■ Written exercise: Using the data below, return word for word every line from the one holding "Convert this chart to Bokeh code." down to the one holding "src = ColumnDataSource(dict(year=years, growth=sales_growth))". Leave pictures out.

====================

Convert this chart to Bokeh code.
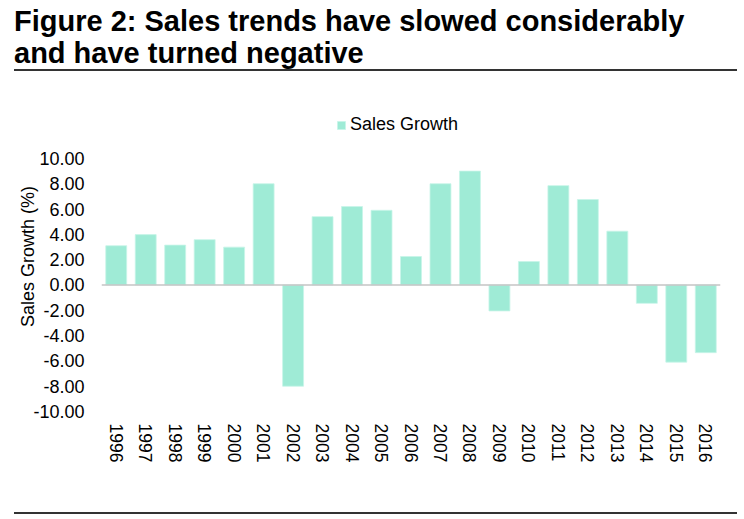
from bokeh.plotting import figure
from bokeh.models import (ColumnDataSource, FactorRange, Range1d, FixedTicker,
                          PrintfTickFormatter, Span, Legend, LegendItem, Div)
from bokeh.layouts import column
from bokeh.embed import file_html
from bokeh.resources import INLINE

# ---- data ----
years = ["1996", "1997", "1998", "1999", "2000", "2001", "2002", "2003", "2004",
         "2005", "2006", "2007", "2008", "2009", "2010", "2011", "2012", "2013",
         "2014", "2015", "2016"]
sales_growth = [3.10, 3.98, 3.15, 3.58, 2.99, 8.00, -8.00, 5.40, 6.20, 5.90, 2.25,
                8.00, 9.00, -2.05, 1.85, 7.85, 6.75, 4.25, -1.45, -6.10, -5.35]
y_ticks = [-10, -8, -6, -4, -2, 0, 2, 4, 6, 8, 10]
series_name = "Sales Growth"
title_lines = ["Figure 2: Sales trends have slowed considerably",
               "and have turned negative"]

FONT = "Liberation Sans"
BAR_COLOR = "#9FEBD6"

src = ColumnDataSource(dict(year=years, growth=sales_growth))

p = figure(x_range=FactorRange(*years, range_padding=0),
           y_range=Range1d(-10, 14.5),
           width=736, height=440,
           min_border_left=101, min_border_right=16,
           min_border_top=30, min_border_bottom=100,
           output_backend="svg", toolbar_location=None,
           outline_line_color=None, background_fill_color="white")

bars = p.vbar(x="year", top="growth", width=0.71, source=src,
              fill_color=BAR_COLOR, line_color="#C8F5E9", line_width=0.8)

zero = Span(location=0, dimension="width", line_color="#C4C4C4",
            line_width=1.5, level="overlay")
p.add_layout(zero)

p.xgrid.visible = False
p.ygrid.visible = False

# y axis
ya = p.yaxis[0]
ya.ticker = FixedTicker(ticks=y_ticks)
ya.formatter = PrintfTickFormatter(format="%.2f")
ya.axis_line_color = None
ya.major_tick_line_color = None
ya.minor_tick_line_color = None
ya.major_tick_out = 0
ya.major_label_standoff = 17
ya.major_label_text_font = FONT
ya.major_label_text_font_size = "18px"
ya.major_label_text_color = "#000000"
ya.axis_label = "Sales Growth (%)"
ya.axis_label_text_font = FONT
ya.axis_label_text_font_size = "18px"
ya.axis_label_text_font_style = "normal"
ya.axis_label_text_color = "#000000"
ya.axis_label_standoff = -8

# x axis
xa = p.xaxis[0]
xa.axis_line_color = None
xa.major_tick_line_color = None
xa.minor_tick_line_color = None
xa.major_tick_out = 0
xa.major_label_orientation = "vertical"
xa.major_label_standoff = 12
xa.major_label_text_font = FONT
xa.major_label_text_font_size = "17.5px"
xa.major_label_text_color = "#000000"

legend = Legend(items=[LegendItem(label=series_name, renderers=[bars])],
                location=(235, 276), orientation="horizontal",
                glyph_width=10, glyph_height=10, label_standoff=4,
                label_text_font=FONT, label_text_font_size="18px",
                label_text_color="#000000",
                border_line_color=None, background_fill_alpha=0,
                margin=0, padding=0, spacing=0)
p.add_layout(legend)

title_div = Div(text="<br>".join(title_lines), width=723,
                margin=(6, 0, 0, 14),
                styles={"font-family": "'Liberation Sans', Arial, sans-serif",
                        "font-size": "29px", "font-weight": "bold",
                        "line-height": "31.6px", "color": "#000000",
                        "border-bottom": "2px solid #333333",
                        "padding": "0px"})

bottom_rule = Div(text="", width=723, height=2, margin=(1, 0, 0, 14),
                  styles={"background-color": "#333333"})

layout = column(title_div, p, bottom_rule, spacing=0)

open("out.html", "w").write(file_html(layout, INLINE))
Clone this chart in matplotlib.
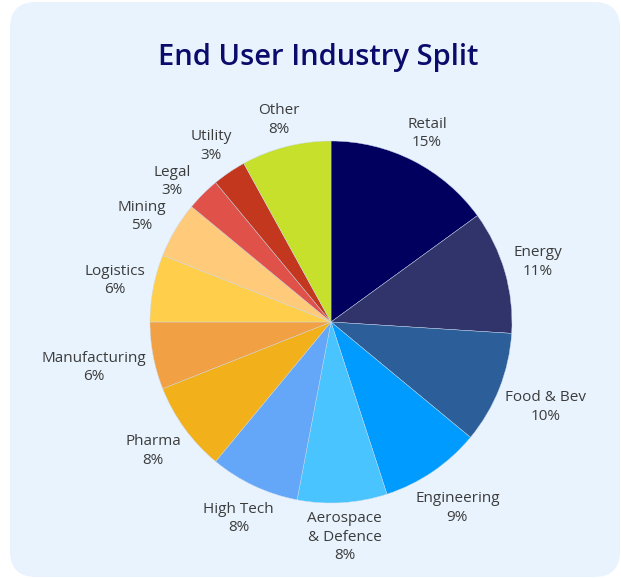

====================

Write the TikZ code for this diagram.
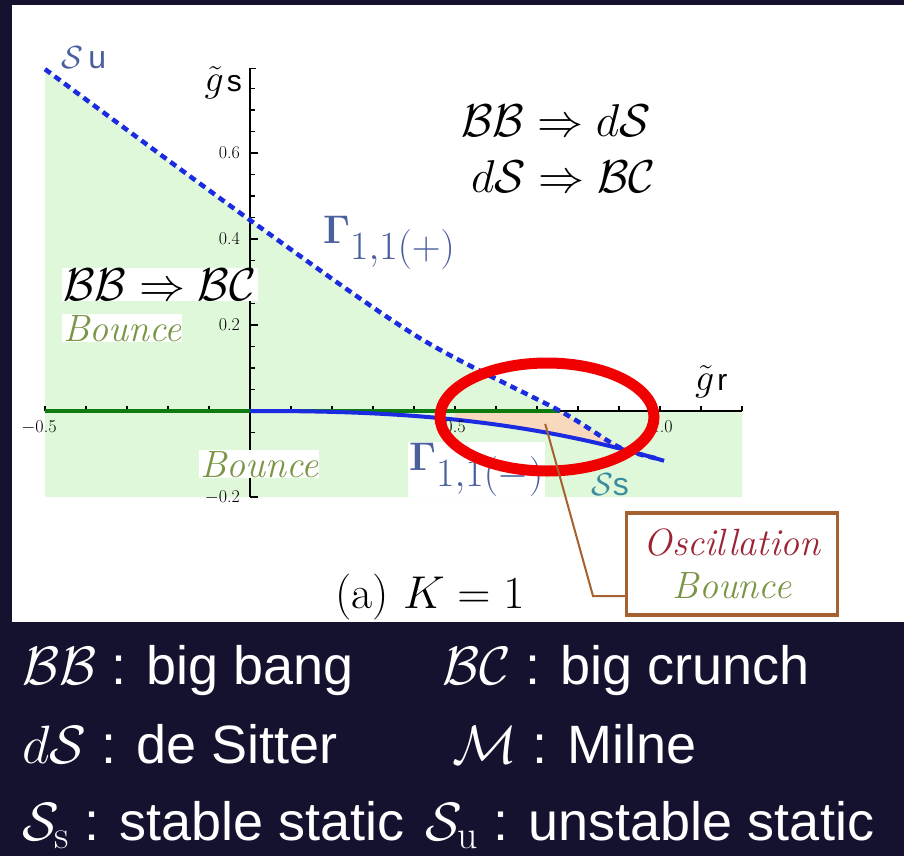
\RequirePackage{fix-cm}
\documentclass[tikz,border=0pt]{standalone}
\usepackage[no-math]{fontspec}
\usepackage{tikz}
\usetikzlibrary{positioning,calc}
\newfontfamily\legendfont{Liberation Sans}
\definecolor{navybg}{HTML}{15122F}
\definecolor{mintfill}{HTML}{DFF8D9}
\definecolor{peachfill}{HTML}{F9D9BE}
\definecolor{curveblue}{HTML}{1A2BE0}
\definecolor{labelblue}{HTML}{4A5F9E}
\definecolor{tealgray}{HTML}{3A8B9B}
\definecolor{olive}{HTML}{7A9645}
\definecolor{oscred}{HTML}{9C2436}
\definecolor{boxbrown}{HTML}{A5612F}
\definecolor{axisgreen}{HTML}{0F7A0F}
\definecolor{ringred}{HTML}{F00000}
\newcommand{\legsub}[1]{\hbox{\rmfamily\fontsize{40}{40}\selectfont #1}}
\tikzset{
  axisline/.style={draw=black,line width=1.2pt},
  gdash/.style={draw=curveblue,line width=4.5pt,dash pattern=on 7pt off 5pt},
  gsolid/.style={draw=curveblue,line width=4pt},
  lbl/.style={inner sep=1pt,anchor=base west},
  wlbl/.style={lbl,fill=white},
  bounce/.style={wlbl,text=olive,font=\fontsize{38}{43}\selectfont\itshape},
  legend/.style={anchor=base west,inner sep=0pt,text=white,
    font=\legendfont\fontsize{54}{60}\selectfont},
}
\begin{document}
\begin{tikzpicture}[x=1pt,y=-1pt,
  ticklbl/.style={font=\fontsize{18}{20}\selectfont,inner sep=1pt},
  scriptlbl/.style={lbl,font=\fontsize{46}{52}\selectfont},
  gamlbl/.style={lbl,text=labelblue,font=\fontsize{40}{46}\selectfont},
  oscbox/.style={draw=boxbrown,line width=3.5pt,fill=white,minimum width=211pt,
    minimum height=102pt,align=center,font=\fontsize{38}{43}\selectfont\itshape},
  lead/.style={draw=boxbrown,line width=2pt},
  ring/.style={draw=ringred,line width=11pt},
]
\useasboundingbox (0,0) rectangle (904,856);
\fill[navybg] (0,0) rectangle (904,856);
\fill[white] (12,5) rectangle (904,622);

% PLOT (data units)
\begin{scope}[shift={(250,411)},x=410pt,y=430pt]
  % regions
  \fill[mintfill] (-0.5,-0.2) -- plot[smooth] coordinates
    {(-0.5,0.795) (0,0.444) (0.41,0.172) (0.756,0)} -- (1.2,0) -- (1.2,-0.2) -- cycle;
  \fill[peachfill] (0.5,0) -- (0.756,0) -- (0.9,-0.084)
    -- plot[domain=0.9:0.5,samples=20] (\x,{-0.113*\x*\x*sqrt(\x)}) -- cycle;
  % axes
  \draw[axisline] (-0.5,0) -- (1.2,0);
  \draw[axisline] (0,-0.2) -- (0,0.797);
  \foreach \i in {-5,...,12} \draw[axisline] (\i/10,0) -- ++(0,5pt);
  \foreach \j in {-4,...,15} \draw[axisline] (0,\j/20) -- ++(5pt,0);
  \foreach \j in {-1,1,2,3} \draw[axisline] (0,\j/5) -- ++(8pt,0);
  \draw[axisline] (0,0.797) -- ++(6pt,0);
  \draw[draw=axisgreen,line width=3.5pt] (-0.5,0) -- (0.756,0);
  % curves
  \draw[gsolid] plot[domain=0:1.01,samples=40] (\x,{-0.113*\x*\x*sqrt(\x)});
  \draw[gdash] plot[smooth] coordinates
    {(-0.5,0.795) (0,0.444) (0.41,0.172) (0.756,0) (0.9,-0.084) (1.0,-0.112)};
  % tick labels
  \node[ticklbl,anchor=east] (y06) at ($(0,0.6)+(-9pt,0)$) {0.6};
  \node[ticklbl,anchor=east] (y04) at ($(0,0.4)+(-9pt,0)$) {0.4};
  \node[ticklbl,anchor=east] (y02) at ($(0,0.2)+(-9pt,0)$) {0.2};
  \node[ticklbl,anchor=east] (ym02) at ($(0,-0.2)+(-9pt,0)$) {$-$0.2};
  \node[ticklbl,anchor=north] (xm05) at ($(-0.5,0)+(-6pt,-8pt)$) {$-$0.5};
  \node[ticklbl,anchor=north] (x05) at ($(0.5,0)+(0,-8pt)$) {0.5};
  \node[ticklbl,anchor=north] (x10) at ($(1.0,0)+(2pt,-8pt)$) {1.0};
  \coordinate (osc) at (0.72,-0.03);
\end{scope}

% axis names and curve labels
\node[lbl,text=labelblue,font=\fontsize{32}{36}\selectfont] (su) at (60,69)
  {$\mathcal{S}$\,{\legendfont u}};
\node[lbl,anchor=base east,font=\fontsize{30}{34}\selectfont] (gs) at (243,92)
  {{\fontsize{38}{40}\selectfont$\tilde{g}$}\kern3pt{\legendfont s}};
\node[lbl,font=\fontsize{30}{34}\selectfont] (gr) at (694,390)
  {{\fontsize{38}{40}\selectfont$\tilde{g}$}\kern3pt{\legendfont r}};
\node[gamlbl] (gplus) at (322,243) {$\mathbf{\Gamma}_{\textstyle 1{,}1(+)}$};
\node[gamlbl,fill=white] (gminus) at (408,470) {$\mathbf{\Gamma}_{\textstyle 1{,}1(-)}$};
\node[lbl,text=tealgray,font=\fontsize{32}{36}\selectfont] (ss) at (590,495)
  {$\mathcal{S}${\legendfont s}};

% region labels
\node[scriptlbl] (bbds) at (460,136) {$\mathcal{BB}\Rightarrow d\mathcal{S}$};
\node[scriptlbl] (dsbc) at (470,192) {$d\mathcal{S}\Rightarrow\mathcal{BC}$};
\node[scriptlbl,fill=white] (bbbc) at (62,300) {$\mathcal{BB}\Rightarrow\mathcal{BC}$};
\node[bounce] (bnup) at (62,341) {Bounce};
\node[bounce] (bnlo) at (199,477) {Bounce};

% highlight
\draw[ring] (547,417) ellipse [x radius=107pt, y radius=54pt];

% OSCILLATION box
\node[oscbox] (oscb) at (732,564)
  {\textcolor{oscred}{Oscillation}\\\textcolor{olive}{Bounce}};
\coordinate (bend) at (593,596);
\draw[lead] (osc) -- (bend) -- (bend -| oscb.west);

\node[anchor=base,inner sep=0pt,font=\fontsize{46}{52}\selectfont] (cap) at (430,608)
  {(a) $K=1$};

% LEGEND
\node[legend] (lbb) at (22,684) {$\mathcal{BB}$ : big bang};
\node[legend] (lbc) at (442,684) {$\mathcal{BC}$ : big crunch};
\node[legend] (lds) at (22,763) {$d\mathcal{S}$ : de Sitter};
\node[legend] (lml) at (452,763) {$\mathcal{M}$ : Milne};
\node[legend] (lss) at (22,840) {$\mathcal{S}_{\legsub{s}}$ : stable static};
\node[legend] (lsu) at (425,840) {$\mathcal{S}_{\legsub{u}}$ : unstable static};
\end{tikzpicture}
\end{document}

====================

■ Response below:
Convert this chart to Bokeh code.
from bokeh.plotting import figure
from bokeh.models import (ColumnDataSource, FactorRange, Range1d, FixedTicker,
                          PrintfTickFormatter, Span, Legend, LegendItem, Div)
from bokeh.layouts import column
from bokeh.embed import file_html
from bokeh.resources import INLINE

# ---- data ----
years = ["1996", "1997", "1998", "1999", "2000", "2001", "2002", "2003", "2004",
         "2005", "2006", "2007", "2008", "2009", "2010", "2011", "2012", "2013",
         "2014", "2015", "2016"]
sales_growth = [3.10, 3.98, 3.15, 3.58, 2.99, 8.00, -8.00, 5.40, 6.20, 5.90, 2.25,
                8.00, 9.00, -2.05, 1.85, 7.85, 6.75, 4.25, -1.45, -6.10, -5.35]
y_ticks = [-10, -8, -6, -4, -2, 0, 2, 4, 6, 8, 10]
series_name = "Sales Growth"
title_lines = ["Figure 2: Sales trends have slowed considerably",
               "and have turned negative"]

FONT = "Liberation Sans"
BAR_COLOR = "#9FEBD6"

src = ColumnDataSource(dict(year=years, growth=sales_growth))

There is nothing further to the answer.